Hari adzan pertama dan terakhir bagi Bilal
Ra. Adzan yang tak bisa dirampungkan .
Bayangkan kita seolah sedang hidup bersama
di tengah-tengah mereka.
Hamba-hamba Allah yang selalu terhubung
dengan langit dan merasakan indahnya ukhuwah dalam kebenaran dan kemuliaan.
Maka jika masih ada batas dalam perjalan
ukhuwah kita, bisa dipastikan kita telah gagal mengenggam makna ukhuwah yang
sebenarnya.
Ada sebuah nasihat dari ibnul Qoyyim Al
Jauzi.

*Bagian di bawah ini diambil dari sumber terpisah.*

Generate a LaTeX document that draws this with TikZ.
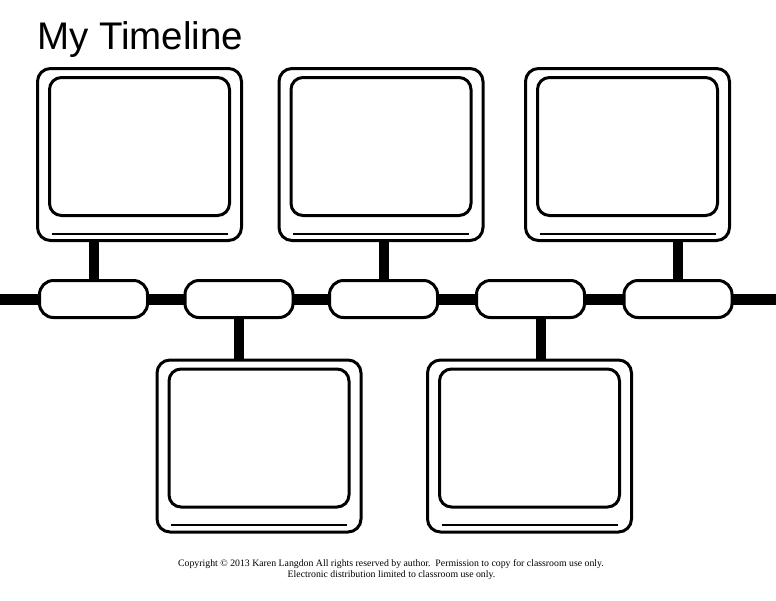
\documentclass[tikz,border=0pt]{standalone}
\usepackage{fontspec}
\setmainfont{Liberation Serif}
\newfontfamily\titlefont{Liberation Sans}
\usetikzlibrary{positioning,calc}

\tikzset{
  frame/.style={draw, line width=3pt, rounded corners=13pt, minimum width=204pt, minimum height=172pt, inner sep=0pt, fill=white},
  screen/.style={draw, line width=3pt, rounded corners=12pt, minimum width=180pt, minimum height=138pt, inner sep=0pt},
  datebox/.style={draw, line width=3pt, rounded corners=14pt, minimum width=108pt, minimum height=37pt, inner sep=0pt, fill=white},
  stem/.style={line width=10pt},
  axis/.style={line width=11pt},
  note/.style={inner sep=0pt, anchor=base, font=\fontsize{9.8}{10}\selectfont}
}

\begin{document}
\begin{tikzpicture}[x=1pt,y=-1pt]
  \useasboundingbox (0,0) rectangle (776,600);

  \node[anchor=base west, inner sep=0pt, font=\titlefont\fontsize{38.5}{40}\selectfont] (title) at (37,49) {My Timeline};

  % timeline axis
  \coordinate (start) at (0,299.5);
  \coordinate (end) at (776,299.5);
  \draw[axis] (start) -- (end);

  \foreach \n/\x in {1/93.5, 2/239, 3/383.5, 4/530.5, 5/678}
    \node[datebox] (date\n) at (\x,299) {};

  % picture cards
  \foreach \n/\x/\y in {1/139.5/154.5, 2/381/154.5, 3/627.5/154.5, 4/259/446, 5/529.5/446} {
    \node[frame] (card\n) at (\x,\y) {};
    \node[screen] (screen\n) at ($(card\n.center)+(0,-8)$) {};
    \coordinate (lineL\n) at ($(card\n.south)+(-88,-8.5)$);
    \coordinate (lineR\n) at ($(card\n.south)+(88,-8.5)$);
    \draw[line width=2pt] (lineL\n) -- (lineR\n);
  }

  % stems
  \draw[stem] (date1.north) -- (date1.north |- card1.south);
  \draw[stem] (date3.north) -- (date3.north |- card2.south);
  \draw[stem] (date5.north) -- (date5.north |- card3.south);
  \draw[stem] (date2.south) -- (date2.south |- card4.north);
  \draw[stem] ([xshift=10.5pt]date4.south) -- ([xshift=10.5pt]date4.south |- card5.north);

  \node[note] (copy1) at (391,566) {Copyright \textcopyright{} 2013 Karen Langdon All rights reserved by author.\ \ Permission to copy for classroom use only.};
  \node[note] (copy2) at (391.5,577) {Electronic distribution limited to classroom use only.};
\end{tikzpicture}
\end{document}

Ukhuwwah itu hanya sekedar buah dari keimanan kita kepada Allah.
Jadi jika ukhuwwahnya bermasalah mari kita
evaluasi keimanan kita kepada Nya.
Efek dari hubungan baik kita dengan yang
ada di langit secara langsung berefek pada baiknya keterhububungan kita dengan
bumi.
Dalam sebuah kutipan ada yang mengingatkan
pada kita
#Sebesar cintamu pada Allah, sebesar itu pula
cinta orang lain kepadamu.
Sebesar ketakutanmu akan murka Allah,
sebesar itu pula keseganan orang lain terhadapmu.
Sebesar kesibukanmu pada Allah, sebesar itu
pula orang lain sibuk untukmu. ''kutipan Al Mughirah''#
Begitu juga dalam Ayat Al quran.
Sesungguhnya orang-orang mukmin adalah
bersaudara karena itu damaikanlah antara kedua saudaramu dan bertaqwalah kepada
Allah supaya kamu mendapat rahmat." (QS. AL HUJURAT:10).
Hati yang beriman adalah hati yang jelita
disebabkan dalam hati mereka selalu bersambung dengan Allah dan selalu
meneladani rasulullah.
Salim fillah berkata, hati yang jelita itu
adalah hati yang selalu mengulurkan rasa cinta pada sesama.
Hati mereka selalu tunduk pada Allah dan rasulullah
sehingga mudah tunduk pada ukhuwah meski dengan berbagai perbedaan yang ada.
Dan rendahkanlah dirimu bila bersama orang
mukmin. Kita diminta berendah hati bila kita mau meneladani rasulullah.
Karena ketika kita merendah kita tak akan
mudah terjatuh. Dan bila sampai terjatuh tak begitu terasa sakit.